ECE PhD Prospectus Defense: Vaibhav Choudhary

  • Starts: 1:00 pm on Wednesday, November 19, 2025
  • Ends: 3:00 pm on Wednesday, November 19, 2025

ECE PhD Prospectus Defense: Vaibhav Choudhary

Title: Physics-Informed Computational Methods for Secondary Electron Imaging

Presenter: Vaibhav Choudhary

Advisor: Professor Vivek Goyal

Chair: Professor Prakash Ishwar

Committee: Professor Vivek Goyal, Professor Prakash Ishwar, Professor David Bishop

Google Scholar Profile: https://scholar.google.com/citations?user=GHJBQKwAAAAJ&hl=en&authuser=1

Abstract: Secondary electron (SE) imaging techniques, such as scanning electron microscopy and helium ion microscopy (HIM), use electrons emitted by a sample in response to a focused beam of charged particles incident on a grid of raster scan positions. Several factors fundamentally limit the quality of images produced by these microscopes. Previous works have primarily focused on mitigating source and target shot noise, as well as detector noise. This thesis explores two less-studied factors: the incident beam’s spot size and beam-induced sample damage. First, we seek improvements rooted in a better understanding of the effect of the beam spatial profile, which is conventionally treated as a convolution. We show that under a simple and plausible physical abstraction for the beam, though convolution describes the mean of the SE counts, the full distribution of SE counts is a mixture. We demonstrate that this more detailed modeling can enable resolution improvements over conventional estimators through a stylized application in semiconductor inspection, specifically in localizing an edge in a two-valued sample. Further, we aim to extend this model to an arbitrary number of edges with different shapes, thereby creating new physics-informed estimators for segmenting materials in a micrograph. Second, we address the trade-off between sample damage and image quality.

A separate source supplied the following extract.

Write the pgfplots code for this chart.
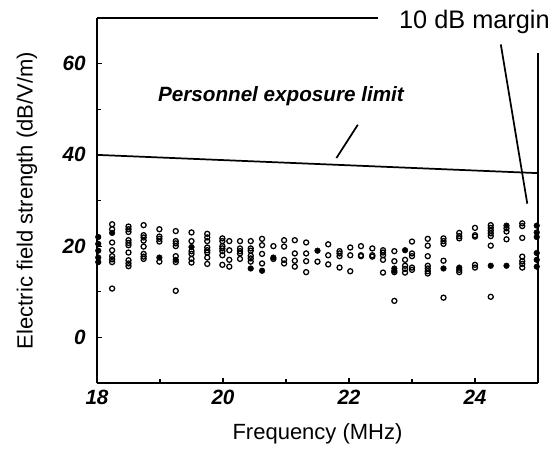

The standard techniques for sample damage reduction generally involve dose reduction, in the form of reduced dwell time or reduced beam current, which also reduces the quality of images. In contrast, we investigate the post-scanning recovery of an image of the undamaged sample from a sequence of images of the sample taken under high doses. We aim to develop a differentiable forward process to model the damage, enabling a neural network to learn the inverse mapping from these high-signal images. We hope that this approach facilitates high-fidelity imaging of delicate samples.